◆ WORK REQUIRED
Of the material below, the lines to be retyped are those from the line containing "Reproduce this chart" through the line containing "const yTickLabels = ['0', '0.25', '0.50', '0.75', '1'];", inclusive; reproduce them exactly.

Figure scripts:
--*--

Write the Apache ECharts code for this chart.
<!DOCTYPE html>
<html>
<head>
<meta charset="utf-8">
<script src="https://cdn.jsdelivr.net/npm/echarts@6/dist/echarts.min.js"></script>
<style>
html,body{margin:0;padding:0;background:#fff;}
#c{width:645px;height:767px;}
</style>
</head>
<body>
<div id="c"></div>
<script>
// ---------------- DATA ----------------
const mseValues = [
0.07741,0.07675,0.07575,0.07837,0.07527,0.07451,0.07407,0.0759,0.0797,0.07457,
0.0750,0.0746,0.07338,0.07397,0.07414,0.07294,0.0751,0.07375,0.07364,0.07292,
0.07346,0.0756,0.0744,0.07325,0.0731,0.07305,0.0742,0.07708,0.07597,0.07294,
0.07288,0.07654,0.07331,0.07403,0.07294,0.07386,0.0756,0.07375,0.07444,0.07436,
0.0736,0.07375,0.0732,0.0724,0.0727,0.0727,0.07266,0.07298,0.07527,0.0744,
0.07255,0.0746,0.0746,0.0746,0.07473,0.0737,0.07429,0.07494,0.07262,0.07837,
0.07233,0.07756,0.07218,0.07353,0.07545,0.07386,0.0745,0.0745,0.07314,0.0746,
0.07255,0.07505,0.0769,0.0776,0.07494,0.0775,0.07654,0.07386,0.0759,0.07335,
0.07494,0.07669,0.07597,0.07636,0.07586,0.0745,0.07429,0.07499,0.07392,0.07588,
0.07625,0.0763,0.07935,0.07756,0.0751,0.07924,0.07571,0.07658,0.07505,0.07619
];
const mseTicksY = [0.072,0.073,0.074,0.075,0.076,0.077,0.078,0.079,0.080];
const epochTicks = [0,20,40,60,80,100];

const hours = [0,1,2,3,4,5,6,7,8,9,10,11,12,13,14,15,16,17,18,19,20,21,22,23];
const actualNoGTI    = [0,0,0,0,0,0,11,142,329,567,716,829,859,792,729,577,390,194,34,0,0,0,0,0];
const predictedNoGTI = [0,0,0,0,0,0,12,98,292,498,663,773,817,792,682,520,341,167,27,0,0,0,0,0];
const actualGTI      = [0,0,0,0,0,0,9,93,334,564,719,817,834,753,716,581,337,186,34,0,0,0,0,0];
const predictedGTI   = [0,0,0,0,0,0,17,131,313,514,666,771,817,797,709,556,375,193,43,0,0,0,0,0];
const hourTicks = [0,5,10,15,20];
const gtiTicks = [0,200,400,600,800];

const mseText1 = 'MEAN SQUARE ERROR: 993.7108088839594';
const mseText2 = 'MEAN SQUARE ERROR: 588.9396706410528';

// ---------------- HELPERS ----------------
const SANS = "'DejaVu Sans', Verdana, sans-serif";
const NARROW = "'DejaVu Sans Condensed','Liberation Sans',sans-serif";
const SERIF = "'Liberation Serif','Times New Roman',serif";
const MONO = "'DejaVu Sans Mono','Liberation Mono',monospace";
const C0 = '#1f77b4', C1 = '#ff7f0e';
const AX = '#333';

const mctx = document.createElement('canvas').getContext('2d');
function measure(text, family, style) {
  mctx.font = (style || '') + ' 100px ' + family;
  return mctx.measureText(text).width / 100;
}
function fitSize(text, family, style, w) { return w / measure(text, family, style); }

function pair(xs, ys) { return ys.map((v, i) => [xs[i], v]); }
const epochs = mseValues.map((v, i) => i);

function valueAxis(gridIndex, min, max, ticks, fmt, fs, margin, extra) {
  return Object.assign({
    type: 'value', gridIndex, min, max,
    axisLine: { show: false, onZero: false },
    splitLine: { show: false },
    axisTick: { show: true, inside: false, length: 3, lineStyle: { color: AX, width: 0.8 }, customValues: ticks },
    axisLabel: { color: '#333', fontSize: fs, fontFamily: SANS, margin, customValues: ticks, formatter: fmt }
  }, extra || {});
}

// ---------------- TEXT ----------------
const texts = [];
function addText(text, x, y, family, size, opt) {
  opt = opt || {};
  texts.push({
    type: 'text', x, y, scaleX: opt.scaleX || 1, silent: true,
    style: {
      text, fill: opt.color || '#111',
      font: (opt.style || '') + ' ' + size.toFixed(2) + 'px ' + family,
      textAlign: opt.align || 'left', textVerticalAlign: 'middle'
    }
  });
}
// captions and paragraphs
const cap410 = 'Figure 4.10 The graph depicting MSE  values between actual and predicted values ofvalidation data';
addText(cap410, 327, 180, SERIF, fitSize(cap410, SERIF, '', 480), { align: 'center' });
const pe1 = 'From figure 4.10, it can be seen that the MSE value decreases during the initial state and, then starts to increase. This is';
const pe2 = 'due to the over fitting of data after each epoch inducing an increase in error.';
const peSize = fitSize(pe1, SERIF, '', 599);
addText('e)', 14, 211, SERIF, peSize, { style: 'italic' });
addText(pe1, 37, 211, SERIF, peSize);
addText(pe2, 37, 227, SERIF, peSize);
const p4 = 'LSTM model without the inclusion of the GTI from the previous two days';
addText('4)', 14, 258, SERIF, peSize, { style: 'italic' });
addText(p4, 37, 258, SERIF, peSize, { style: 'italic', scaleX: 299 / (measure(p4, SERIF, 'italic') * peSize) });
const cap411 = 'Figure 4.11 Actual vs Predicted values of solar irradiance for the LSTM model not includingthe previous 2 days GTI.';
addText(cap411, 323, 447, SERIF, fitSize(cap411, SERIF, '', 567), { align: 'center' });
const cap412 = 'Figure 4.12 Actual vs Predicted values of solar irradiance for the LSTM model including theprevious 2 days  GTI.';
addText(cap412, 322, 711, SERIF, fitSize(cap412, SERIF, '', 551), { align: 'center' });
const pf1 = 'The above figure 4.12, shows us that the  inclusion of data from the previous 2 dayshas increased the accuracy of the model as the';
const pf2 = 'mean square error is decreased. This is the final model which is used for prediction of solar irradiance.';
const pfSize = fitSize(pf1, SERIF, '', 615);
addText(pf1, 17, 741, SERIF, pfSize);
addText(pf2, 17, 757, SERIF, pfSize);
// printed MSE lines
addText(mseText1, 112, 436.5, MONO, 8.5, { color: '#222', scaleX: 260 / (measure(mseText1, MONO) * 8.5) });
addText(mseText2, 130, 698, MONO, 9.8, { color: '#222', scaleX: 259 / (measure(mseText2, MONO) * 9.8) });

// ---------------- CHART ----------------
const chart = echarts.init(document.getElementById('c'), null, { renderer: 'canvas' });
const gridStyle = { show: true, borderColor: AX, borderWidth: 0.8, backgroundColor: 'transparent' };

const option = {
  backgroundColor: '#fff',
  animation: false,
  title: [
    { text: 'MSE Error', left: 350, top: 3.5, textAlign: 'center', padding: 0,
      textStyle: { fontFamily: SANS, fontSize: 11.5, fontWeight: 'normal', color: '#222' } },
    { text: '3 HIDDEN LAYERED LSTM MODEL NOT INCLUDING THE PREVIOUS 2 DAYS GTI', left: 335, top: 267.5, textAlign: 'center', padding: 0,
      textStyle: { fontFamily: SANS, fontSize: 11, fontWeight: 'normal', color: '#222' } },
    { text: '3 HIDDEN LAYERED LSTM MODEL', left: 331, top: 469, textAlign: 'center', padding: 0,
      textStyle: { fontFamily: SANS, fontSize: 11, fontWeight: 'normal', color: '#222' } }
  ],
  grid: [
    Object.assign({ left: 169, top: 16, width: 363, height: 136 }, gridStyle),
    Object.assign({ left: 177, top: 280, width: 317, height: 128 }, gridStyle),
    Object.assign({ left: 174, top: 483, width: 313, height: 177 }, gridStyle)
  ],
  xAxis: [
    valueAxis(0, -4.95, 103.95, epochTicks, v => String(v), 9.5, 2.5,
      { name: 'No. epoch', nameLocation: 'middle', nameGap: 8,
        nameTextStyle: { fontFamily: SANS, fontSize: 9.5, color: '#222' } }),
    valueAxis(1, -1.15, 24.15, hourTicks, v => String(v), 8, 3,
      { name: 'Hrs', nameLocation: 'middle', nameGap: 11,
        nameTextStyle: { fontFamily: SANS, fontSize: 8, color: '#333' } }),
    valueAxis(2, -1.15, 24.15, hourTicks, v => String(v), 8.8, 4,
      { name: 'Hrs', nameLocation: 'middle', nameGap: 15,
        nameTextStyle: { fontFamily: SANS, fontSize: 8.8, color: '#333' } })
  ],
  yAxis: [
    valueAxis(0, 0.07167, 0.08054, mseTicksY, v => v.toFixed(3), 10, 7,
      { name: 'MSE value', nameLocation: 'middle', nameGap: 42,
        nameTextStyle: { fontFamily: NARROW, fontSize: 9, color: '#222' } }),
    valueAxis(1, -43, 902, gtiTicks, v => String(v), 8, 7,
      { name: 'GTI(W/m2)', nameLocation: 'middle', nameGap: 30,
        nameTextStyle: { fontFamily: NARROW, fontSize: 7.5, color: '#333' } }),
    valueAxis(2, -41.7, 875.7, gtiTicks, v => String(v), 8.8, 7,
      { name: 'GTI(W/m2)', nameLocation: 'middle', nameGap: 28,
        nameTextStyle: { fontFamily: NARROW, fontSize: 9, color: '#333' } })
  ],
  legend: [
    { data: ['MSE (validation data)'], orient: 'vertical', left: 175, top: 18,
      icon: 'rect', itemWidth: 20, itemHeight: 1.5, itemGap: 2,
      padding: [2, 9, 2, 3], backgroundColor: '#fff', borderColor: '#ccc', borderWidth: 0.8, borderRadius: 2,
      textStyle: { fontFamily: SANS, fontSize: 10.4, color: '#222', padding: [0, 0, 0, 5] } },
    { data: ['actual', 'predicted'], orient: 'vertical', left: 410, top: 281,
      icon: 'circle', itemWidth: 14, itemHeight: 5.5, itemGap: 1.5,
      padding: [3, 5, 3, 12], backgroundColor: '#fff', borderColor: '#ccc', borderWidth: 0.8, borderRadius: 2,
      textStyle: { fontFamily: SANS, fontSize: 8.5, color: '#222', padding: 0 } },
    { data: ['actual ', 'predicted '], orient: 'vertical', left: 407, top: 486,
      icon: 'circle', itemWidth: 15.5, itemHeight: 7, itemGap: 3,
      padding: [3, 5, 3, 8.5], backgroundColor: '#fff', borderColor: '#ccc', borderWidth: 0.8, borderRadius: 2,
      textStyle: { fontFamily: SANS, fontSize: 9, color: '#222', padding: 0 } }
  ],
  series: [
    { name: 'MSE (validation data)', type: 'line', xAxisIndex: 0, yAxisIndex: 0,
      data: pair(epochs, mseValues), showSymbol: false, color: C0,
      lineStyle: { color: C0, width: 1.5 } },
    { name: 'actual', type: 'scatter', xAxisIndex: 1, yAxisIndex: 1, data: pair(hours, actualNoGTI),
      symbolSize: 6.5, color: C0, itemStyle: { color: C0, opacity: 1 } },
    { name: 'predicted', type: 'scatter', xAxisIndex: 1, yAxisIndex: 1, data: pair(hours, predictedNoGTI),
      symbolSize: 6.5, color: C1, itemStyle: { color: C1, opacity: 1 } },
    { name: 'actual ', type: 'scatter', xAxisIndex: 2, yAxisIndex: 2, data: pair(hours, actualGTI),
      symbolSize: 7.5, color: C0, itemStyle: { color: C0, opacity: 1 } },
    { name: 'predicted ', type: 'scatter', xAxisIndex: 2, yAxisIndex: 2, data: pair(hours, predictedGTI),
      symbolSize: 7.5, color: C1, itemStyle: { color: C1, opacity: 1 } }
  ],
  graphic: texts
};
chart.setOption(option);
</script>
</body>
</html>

--*--

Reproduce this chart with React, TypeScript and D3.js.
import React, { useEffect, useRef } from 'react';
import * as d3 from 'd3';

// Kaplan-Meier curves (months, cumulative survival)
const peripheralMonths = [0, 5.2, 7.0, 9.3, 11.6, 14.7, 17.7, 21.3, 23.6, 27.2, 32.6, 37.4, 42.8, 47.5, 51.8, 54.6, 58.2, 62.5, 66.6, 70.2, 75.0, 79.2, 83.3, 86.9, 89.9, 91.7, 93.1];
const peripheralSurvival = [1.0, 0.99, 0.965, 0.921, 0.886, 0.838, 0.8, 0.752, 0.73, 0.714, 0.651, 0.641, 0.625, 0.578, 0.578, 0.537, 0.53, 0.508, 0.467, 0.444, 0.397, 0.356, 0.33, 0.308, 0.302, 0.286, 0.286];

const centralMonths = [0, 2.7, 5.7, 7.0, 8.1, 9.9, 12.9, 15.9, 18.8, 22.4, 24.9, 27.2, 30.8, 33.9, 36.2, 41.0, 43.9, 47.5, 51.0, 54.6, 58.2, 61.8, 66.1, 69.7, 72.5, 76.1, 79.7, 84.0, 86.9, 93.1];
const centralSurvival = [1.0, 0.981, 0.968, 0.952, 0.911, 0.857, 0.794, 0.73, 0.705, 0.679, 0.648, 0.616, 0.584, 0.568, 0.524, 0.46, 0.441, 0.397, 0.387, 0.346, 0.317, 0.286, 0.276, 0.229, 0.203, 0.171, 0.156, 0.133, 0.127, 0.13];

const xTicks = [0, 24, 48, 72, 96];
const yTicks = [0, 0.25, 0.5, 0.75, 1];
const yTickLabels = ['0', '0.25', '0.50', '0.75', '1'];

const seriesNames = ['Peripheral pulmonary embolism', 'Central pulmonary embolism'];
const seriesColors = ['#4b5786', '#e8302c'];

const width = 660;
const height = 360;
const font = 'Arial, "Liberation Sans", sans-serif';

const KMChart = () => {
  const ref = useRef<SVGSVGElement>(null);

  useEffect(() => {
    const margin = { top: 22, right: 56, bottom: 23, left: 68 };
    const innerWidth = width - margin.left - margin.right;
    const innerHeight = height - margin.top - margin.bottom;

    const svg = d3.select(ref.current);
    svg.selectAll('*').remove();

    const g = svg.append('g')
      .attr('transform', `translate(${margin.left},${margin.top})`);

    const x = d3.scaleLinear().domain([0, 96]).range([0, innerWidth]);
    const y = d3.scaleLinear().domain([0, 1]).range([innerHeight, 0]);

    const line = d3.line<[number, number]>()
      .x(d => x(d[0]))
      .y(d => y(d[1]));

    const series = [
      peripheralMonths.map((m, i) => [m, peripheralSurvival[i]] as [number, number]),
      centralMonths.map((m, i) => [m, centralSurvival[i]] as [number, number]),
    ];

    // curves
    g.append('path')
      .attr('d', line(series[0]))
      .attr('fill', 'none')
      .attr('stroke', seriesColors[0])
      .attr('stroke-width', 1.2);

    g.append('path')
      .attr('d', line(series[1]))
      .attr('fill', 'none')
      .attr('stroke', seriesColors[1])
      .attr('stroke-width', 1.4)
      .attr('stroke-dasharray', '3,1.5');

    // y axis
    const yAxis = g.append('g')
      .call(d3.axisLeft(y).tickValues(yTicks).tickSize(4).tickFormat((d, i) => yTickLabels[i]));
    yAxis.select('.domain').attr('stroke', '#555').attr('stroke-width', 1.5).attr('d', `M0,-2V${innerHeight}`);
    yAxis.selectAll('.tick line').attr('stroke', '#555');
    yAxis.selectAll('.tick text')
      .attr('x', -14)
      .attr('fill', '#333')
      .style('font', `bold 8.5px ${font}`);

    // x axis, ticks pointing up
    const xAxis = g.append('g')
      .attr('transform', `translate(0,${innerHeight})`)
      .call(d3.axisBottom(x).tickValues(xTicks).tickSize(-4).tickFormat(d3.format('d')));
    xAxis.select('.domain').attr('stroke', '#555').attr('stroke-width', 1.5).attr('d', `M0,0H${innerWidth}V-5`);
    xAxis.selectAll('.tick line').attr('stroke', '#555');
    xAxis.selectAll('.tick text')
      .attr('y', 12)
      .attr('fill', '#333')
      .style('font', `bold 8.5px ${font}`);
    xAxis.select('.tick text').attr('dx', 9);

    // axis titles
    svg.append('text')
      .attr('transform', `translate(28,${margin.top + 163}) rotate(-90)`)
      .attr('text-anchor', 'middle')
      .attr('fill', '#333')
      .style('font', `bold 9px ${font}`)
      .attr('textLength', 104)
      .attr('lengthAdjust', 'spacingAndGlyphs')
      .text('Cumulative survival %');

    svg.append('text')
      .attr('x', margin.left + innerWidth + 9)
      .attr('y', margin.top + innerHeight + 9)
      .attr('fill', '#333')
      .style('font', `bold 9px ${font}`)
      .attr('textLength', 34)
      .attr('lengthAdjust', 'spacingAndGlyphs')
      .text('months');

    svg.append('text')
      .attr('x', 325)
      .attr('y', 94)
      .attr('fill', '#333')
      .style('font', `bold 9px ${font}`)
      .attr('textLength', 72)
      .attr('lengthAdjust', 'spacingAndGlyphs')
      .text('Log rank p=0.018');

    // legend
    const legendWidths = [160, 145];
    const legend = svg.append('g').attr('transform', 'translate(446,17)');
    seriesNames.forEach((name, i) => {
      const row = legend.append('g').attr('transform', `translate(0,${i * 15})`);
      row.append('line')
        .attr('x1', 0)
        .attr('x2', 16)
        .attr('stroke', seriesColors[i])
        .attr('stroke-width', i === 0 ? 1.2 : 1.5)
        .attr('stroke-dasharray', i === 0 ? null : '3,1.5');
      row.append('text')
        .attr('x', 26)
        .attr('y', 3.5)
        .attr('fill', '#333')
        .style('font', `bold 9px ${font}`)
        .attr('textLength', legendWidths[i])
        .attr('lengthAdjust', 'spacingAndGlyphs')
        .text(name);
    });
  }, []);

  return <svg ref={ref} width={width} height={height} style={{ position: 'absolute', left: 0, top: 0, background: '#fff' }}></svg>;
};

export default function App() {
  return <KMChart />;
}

--*--

◆ WRITTEN RESPONSE
Reproduce this chart with React, TypeScript and D3.js.
import React, { useEffect, useRef } from 'react';
import * as d3 from 'd3';

// Kaplan-Meier curves (months, cumulative survival)
const peripheralMonths = [0, 5.2, 7.0, 9.3, 11.6, 14.7, 17.7, 21.3, 23.6, 27.2, 32.6, 37.4, 42.8, 47.5, 51.8, 54.6, 58.2, 62.5, 66.6, 70.2, 75.0, 79.2, 83.3, 86.9, 89.9, 91.7, 93.1];
const peripheralSurvival = [1.0, 0.99, 0.965, 0.921, 0.886, 0.838, 0.8, 0.752, 0.73, 0.714, 0.651, 0.641, 0.625, 0.578, 0.578, 0.537, 0.53, 0.508, 0.467, 0.444, 0.397, 0.356, 0.33, 0.308, 0.302, 0.286, 0.286];

const centralMonths = [0, 2.7, 5.7, 7.0, 8.1, 9.9, 12.9, 15.9, 18.8, 22.4, 24.9, 27.2, 30.8, 33.9, 36.2, 41.0, 43.9, 47.5, 51.0, 54.6, 58.2, 61.8, 66.1, 69.7, 72.5, 76.1, 79.7, 84.0, 86.9, 93.1];
const centralSurvival = [1.0, 0.981, 0.968, 0.952, 0.911, 0.857, 0.794, 0.73, 0.705, 0.679, 0.648, 0.616, 0.584, 0.568, 0.524, 0.46, 0.441, 0.397, 0.387, 0.346, 0.317, 0.286, 0.276, 0.229, 0.203, 0.171, 0.156, 0.133, 0.127, 0.13];

const xTicks = [0, 24, 48, 72, 96];
const yTicks = [0, 0.25, 0.5, 0.75, 1];
const yTickLabels = ['0', '0.25', '0.50', '0.75', '1'];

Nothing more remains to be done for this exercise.